Ich kann nun lustlos in diesem Menü herumstochern, das mein Leben ist. Die Kartoffeln von der einen auf die andere Seite schieben. Die Rosinen herauspicken.
Ich kann auch für mich allein das Menü essen, das mein Leben ist. Es nebenbei zubereiten und beim Fernsehen herunter schlingen.
Bloß wird mir dann niemand abnehmen, dass mir mein Leben schmeckt. Dass es die Würze hat, die es unvergleichlich macht. Womöglich werde nicht einmal ich selber es mir abnehmen.
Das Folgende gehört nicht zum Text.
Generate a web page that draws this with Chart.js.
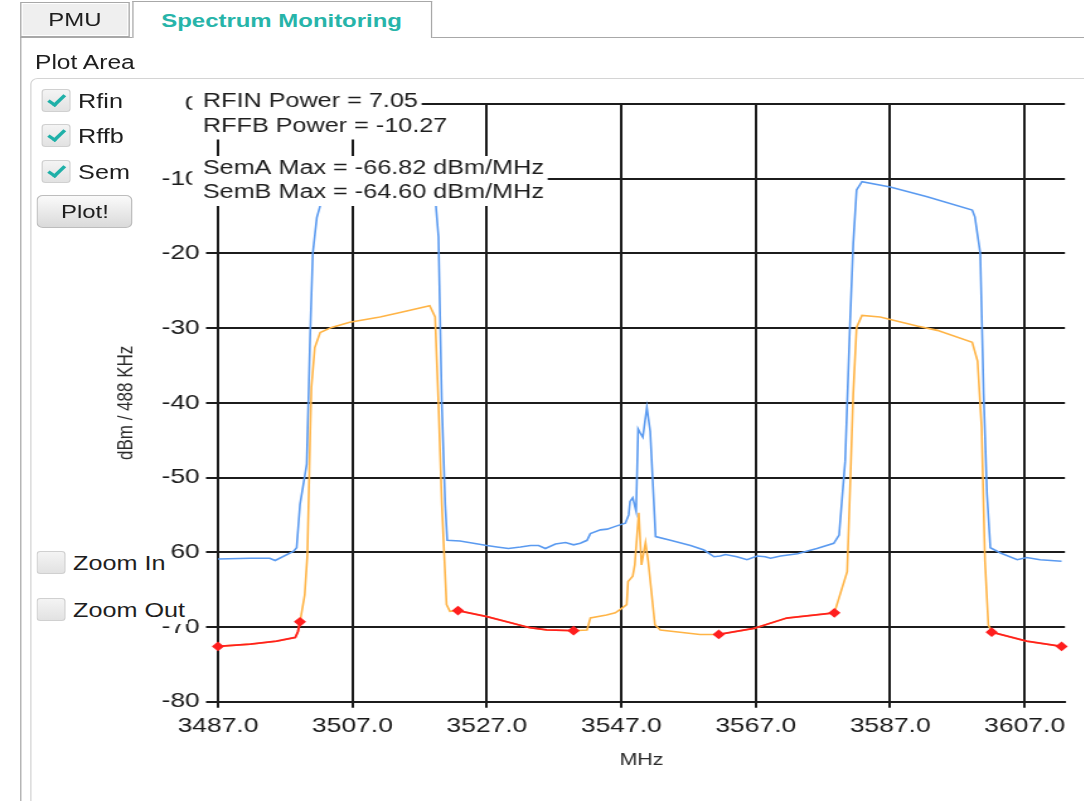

Aber: „Ihr seid das Salz der Erde“, sagt Jesus. „Ihr habt die Würze des Glaubens in eurem Leben. Nun lasst das auch andere sehen und schmecken.“
Andere werden es sehen, wenn ich mein Leben Tag für Tag mit Begeisterung und Hingabe angehe.
Sie werden es spüren, wenn mir mein Leben schmeckt – selbst dann, wenn es kein leichtes Leben ist.
Vielleicht fragen sie dann nach der Würze in meinem Leben. Und ich gebe ein wenig ab an Dankbarkeit und Ehrfurcht, an Freude und Trost und Hoffnung. Damit sie ihr Leben einmal versuchsweise würzen können. Und – so Gott will – kommt ihnen beim Essen dann der Appetit.